The Spitzer Space Telescope (formerly SIRTF, the Space Infrared Telescope Facility) was launched into space by a Delta rocket from Cape Canaveral, Florida on 25 August 2003. During its mission, Spitzer will obtain images and spectra by detecting the infrared energy, or heat, radiated by objects in space between wavelengths of 3 and 180 microns (1 micron is one-millionth of a meter). Most of this infrared radiation is blocked by the Earth's atmosphere and cannot be observed from the ground.
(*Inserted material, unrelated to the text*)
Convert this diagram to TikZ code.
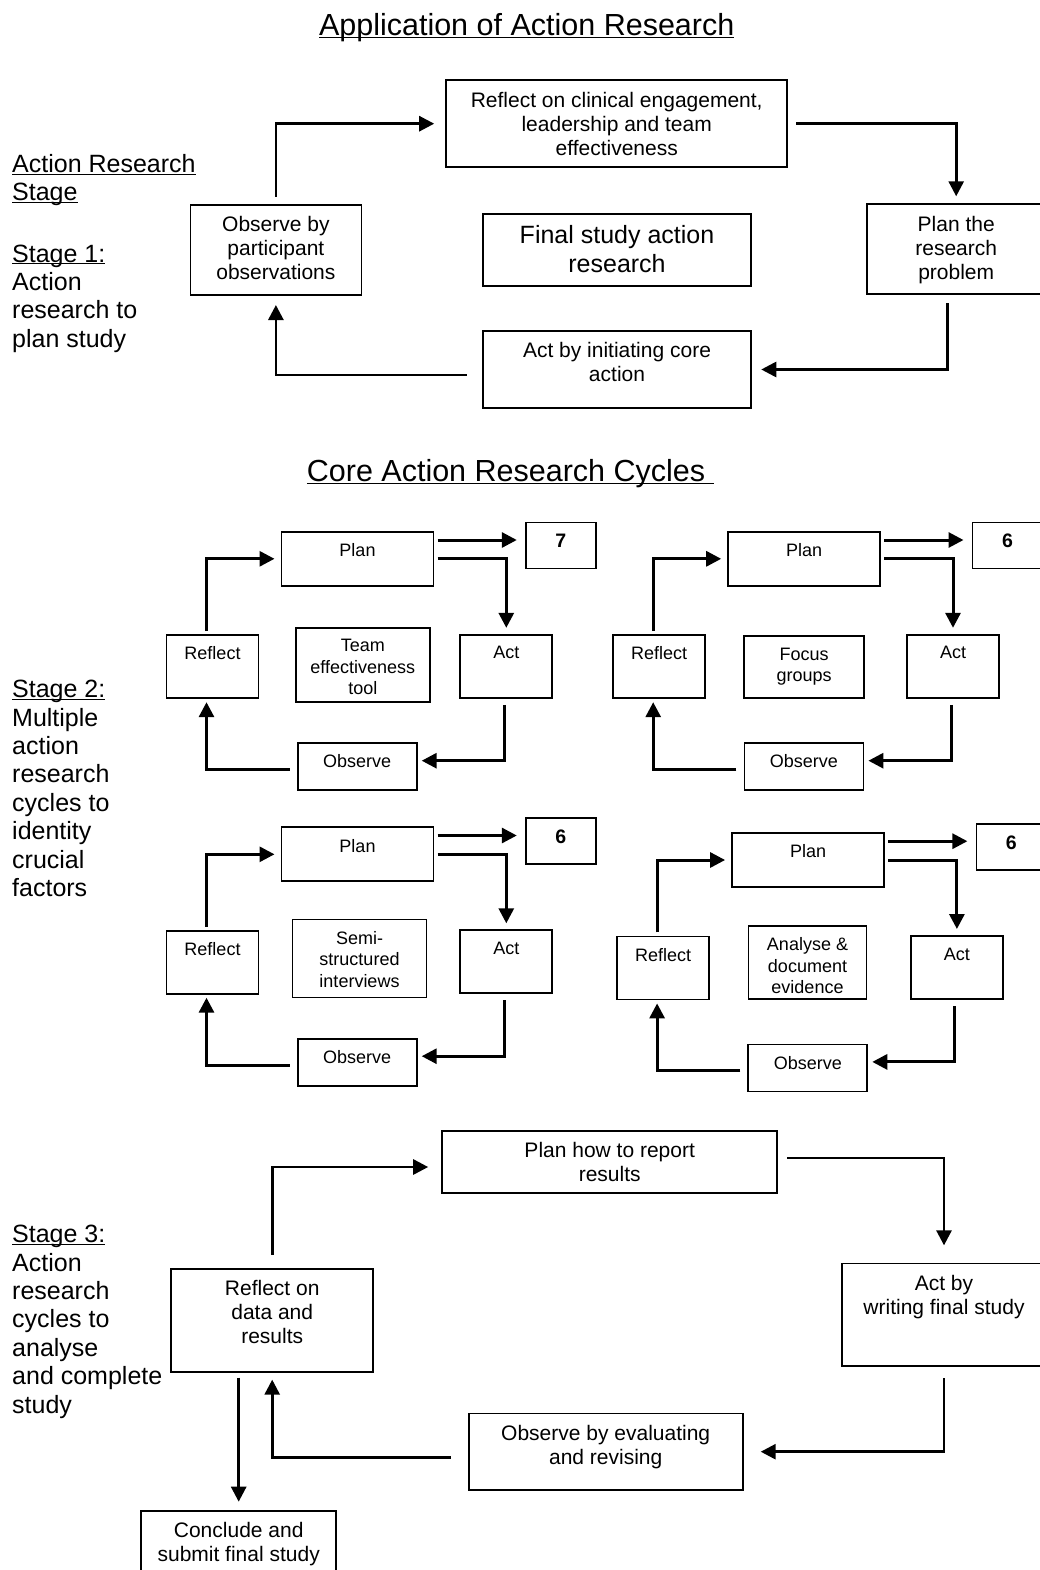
\documentclass[tikz,border=0pt]{standalone}
\usepackage{fontspec}
\setmainfont{Liberation Sans}
\usetikzlibrary{arrows.meta}

\begin{document}
\begin{tikzpicture}[x=1pt,y=-1pt,
    box/.style={draw, line width=1.7pt, inner sep=0pt, outer sep=0pt},
    sz/.style 2 args={minimum width=#1pt, minimum height=#2pt},
    lab/.style 2 args={label={[#1,anchor=north]north:{#2}}},
    txt/.style={align=center, inner xsep=0pt, inner ysep=11.5pt, font=\fontsize{21}{24}\selectfont},
    big/.style={txt, font=\fontsize{25}{29}\selectfont},
    ctxt/.style={txt, font=\fontsize{18}{21.5}\selectfont},
    num/.style={txt, font=\fontsize{19.5}{22}\selectfont\bfseries},
    side/.style={align=left, anchor=north west, inner sep=0pt, font=\fontsize{25}{28.4}\selectfont},
    head/.style={inner sep=0pt, font=\fontsize{30.5}{36}\selectfont},
    arr/.style={line width=2.7pt, -{Triangle[length=15pt,width=15pt]}},
    carr/.style={arr, line width=3pt}]
  \useasboundingbox (0,0) rectangle (1040,1570);

  \node[head, anchor=base] (tit1) at (526.7,36) {\underbar{Application of Action Research}};
  \node[head, anchor=base west] (tit2) at (306.7,481.7) {\underbar{Core Action Research Cycles\ }};

  \node[side] (hd) at (12,154) {\underbar{Action Research}\\\underbar{Stage}};
  \node[side] (st1) at (12,244.5) {\underbar{Stage 1:}\\Action\\research to\\plan study};
  \node[side] (st2) at (12,680.1) {\underbar{Stage 2:}\\Multiple\\action\\research\\cycles to\\identity\\crucial\\factors};
  \node[side] (st3) at (12,1225.1) {\underbar{Stage 3:}\\Action\\research\\cycles to\\analyse\\and complete\\study};

  % stage 1
  \node[box, sz={341}{87}, lab={txt}{Reflect on clinical engagement,\\leadership and team\\effectiveness}] (refl0) at (616.7,123.7) {};
  \node[box, sz={171}{90}, lab={txt}{Observe by\\participant\\observations}] (obs0) at (275.9,250) {};
  \node[box, sz={268.5}{72}, lab={big}{Final study action\\research}] (fin0) at (617,250) {};
  \node[box, sz={178}{90}, lab={txt}{Plan the\\research\\problem}] (plan0) at (956.2,249.3) {};
  \node[box, sz={268.5}{77.6}, lab={txt}{Act by initiating core\\action}] (act0) at (617,369.5) {};
  \draw[arr, shorten <=8pt, shorten >=12pt] (obs0.north) |- (refl0.west);
  \draw[arr, shorten <=9pt, shorten >=8pt] (refl0.east) -| (plan0.north);
  \draw[arr, shorten <=9pt, shorten >=10pt] ([xshift=-9pt]plan0.south) |- (act0.east);
  \draw[arr, shorten <=16pt, shorten >=10pt] ([yshift=-5.5pt]act0.west) -| (obs0.south);

  % stage 2
  \foreach \i/\dx/\dy/\nm/\mx/\my/\mw/\mh/\mt in {
      1/0/0/7/362.8/664.7/134/74/{Team\\effectiveness\\tool},
      2/446.7/0/6/357.5/667.2/120/62/{Focus\\groups},
      3/0/295.5/6/359.5/663/134/78/{Semi-\\structured\\interviews},
      4/450.6/301.2/6/356.9/661.5/118/73/{Analyse \&\\document\\evidence}} {
    \begin{scope}[shift={(\dx,\dy)}]
      \node[box, sz={152}{54}, lab={ctxt}{Plan}] (p\i) at (357.5,558.8) {};
      \node[box, sz={70}{46}, lab={num}{\nm}] (n\i) at (560.8,545.5) {};
      \node[box, sz={92}{63}, lab={ctxt}{Reflect}] (r\i) at (212.5,666.7) {};
      \node[box, sz={\mw}{\mh}, lab={ctxt}{\mt}] (m\i) at (\mx,\my) {};
      \node[box, sz={92}{63}, lab={ctxt}{Act}] (a\i) at (506.3,666.3) {};
      \node[box, sz={119}{47}, lab={ctxt}{Observe}] (o\i) at (357.2,766.7) {};
    \end{scope}
    \draw[carr, shorten >=9pt] ([xshift=4pt,yshift=18.8pt]p\i.east) coordinate (t\i) -- (t\i -| n\i.west);
    \draw[carr, shorten <=4pt, shorten >=7pt] (p\i.east) -| (a\i.north);
    \draw[carr, shorten <=7pt, shorten >=5pt] ([xshift=-2pt]a\i.south) |- ([yshift=6pt]o\i.east);
    \draw[carr, shorten <=8pt, shorten >=4pt] ([yshift=-3pt]o\i.west) -| ([xshift=-6pt]r\i.south);
    \draw[carr, shorten <=4pt, shorten >=7pt] ([xshift=-6pt]r\i.north) |- (p\i.west);
  }

  % stage 3
  \node[box, sz={335}{62.6}, lab={txt}{Plan how to report\\results}] (pl3) at (609.7,1162) {};
  \node[box, sz={204}{102.7}, lab={txt}{Act by\\writing final study}] (ac3) at (944,1314.7) {};
  \node[box, sz={202.2}{102.7}, lab={txt}{Reflect on\\data and\\results}] (rf3) at (272.2,1320.3) {};
  \node[box, sz={274}{76.7}, lab={txt}{Observe by evaluating\\and revising}] (ob3) at (605.7,1451.7) {};
  \node[box, sz={195}{70}, lab={txt}{Conclude and\\submit final study}] (cn3) at (238.7,1545.7) {};
  \draw[arr, shorten <=14pt, shorten >=14pt] (rf3.north) |- ([yshift=-5pt]pl3.west);
  \draw[arr, shorten <=10pt, shorten >=18pt] ([yshift=4pt]pl3.east) -| (ac3.north);
  \draw[arr, shorten <=12pt, shorten >=18pt] (ac3.south) |- (ob3.east);
  \draw[arr, shorten <=18pt, shorten >=8pt] ([yshift=-6pt]ob3.west) -| (rf3.south);
  \draw[arr, shorten <=6pt, shorten >=9pt] (rf3.south -| cn3.north) -- (cn3.north);
\end{tikzpicture}
\end{document}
Consisting of a 0.85-meter telescope and three cryogenically-cooled science instruments, Spitzer is the largest infrared telescope ever launched into space. Its highly sensitive instruments give us a unique view of the Universe and allow us to peer into regions of space which are hidden from optical telescopes. Many areas of space are filled with vast, dense clouds of gas and dust which block our view. Infrared light, however can penetrate these clouds, allowing us to peer into regions of star formation, the centers of galaxies, and into newly forming planetary systems. Infrared also brings us information about the cooler objects in space, such as smaller stars which are too dim to be detected by their visible light, extrasolar planets, and giant molecular clouds. Also, many molecules in space, including organic molecules, have their unique signatures in the infrared.